Provided information —

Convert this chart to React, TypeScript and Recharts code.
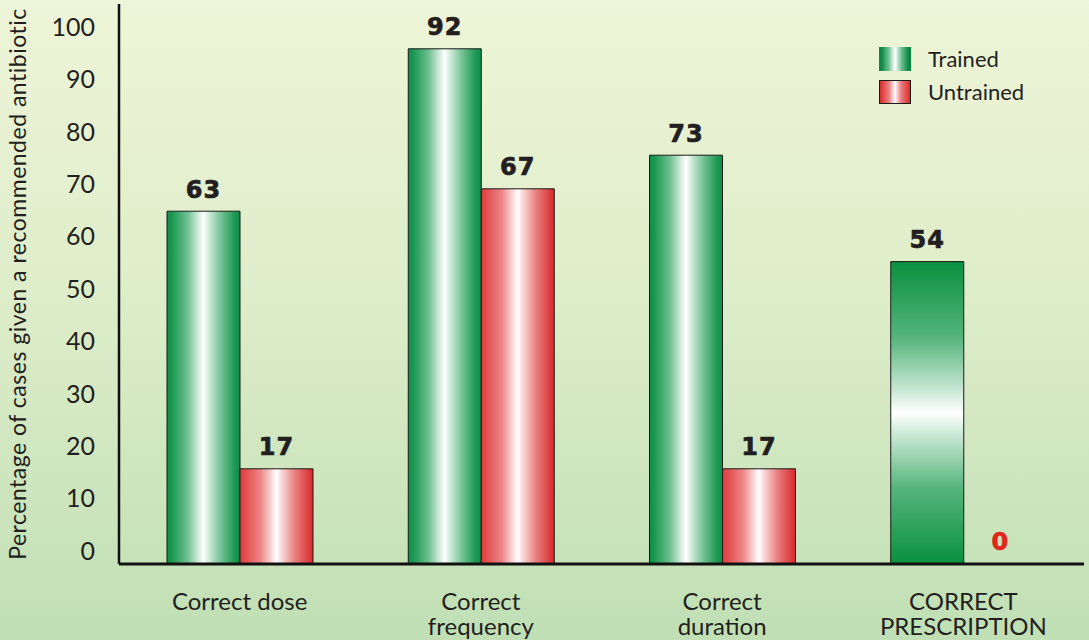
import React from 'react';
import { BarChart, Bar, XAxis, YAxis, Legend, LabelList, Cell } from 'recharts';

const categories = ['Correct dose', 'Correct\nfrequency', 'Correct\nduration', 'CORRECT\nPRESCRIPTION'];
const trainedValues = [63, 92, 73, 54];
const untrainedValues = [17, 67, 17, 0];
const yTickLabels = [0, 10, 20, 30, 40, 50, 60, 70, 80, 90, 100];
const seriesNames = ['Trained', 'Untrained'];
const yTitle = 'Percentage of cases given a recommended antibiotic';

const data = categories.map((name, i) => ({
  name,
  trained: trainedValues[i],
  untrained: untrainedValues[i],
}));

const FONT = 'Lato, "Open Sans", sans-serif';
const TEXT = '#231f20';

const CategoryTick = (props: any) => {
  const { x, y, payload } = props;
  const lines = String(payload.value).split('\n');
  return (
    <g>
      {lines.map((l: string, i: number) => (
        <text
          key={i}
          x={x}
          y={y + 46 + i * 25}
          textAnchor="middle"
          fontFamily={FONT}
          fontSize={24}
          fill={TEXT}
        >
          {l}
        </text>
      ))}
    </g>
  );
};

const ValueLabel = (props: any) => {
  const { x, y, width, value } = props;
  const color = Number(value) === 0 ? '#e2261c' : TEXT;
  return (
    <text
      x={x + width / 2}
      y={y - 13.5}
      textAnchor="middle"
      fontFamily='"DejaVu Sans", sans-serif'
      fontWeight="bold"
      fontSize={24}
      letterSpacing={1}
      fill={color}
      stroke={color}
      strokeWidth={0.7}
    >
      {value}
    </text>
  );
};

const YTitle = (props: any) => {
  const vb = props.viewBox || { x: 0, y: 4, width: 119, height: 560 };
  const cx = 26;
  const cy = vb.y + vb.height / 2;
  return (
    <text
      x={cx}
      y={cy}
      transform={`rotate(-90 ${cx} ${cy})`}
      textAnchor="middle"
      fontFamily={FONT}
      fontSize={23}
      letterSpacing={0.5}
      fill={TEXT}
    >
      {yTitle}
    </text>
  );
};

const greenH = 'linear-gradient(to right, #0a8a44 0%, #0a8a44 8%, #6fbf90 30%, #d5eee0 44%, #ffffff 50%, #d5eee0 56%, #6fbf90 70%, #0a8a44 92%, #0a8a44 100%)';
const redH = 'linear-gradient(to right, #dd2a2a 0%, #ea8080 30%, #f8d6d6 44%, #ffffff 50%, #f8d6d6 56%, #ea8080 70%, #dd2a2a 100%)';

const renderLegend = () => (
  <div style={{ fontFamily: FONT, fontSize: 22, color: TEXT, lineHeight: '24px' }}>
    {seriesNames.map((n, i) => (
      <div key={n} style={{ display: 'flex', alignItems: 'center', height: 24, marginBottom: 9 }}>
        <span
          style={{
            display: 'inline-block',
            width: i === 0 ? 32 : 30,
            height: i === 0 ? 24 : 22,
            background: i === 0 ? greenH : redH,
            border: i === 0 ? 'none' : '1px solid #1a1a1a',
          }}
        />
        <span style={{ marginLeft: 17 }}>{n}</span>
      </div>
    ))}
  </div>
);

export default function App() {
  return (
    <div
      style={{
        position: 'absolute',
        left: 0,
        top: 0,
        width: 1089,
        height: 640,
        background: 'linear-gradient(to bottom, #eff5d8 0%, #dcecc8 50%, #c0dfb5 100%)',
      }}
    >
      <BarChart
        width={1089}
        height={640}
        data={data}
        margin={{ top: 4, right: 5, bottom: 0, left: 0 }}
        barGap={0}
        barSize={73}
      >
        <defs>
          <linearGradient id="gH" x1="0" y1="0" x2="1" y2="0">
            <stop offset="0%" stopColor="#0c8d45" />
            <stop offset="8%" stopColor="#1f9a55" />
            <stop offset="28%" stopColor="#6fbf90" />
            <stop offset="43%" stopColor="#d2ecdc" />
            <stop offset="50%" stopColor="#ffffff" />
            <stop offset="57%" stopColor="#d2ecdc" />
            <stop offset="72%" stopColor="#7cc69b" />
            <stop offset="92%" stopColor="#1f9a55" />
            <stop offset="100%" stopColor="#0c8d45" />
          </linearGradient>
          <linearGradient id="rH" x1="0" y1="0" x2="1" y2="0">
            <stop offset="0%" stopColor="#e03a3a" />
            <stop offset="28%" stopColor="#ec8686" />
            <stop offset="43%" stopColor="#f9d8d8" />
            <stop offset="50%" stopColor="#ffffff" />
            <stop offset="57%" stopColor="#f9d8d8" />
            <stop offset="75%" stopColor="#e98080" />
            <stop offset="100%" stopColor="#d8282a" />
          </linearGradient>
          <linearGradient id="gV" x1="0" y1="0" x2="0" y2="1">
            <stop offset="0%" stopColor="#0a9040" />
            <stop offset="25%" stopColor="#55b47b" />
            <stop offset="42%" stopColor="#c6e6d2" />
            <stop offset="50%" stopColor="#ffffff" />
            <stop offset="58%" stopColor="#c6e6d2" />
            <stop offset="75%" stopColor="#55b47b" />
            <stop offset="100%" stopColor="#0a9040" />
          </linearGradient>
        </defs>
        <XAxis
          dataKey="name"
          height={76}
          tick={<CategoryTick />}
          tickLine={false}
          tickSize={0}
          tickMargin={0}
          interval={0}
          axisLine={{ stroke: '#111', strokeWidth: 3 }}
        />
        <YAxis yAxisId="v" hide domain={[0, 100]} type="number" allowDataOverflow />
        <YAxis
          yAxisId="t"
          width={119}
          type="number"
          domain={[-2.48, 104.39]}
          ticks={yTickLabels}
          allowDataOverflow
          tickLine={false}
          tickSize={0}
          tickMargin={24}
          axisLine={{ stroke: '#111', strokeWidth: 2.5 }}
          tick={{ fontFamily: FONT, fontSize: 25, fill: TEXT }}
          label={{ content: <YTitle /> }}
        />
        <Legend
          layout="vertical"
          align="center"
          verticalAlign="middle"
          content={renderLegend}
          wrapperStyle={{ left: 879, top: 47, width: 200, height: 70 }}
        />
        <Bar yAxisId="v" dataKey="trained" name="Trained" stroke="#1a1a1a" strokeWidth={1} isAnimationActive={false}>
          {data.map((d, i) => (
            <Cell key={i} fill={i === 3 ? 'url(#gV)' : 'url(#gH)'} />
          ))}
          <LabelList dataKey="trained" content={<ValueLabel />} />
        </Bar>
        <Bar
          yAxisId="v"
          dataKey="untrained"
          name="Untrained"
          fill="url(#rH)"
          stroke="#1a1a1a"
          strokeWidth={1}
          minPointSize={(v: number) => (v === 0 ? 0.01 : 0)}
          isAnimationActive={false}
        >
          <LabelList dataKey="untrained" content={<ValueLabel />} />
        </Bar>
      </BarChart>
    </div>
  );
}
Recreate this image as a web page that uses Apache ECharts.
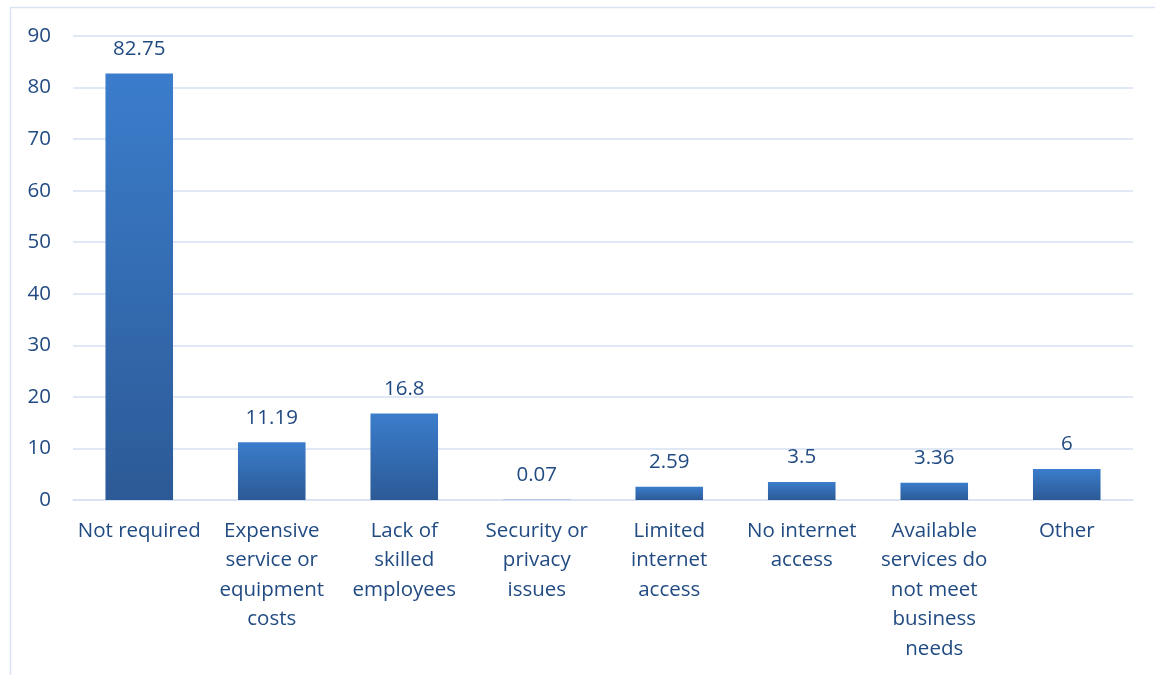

What the task asks — Repeat only the lines between the start of the data and the line with "const TEXT = '#231f20';", including those two lines, and skip the pictures.

Output for this task —
Convert this chart to React, TypeScript and Recharts code.
import React from 'react';
import { BarChart, Bar, XAxis, YAxis, Legend, LabelList, Cell } from 'recharts';

const categories = ['Correct dose', 'Correct\nfrequency', 'Correct\nduration', 'CORRECT\nPRESCRIPTION'];
const trainedValues = [63, 92, 73, 54];
const untrainedValues = [17, 67, 17, 0];
const yTickLabels = [0, 10, 20, 30, 40, 50, 60, 70, 80, 90, 100];
const seriesNames = ['Trained', 'Untrained'];
const yTitle = 'Percentage of cases given a recommended antibiotic';

const data = categories.map((name, i) => ({
  name,
  trained: trainedValues[i],
  untrained: untrainedValues[i],
}));

const FONT = 'Lato, "Open Sans", sans-serif';
const TEXT = '#231f20';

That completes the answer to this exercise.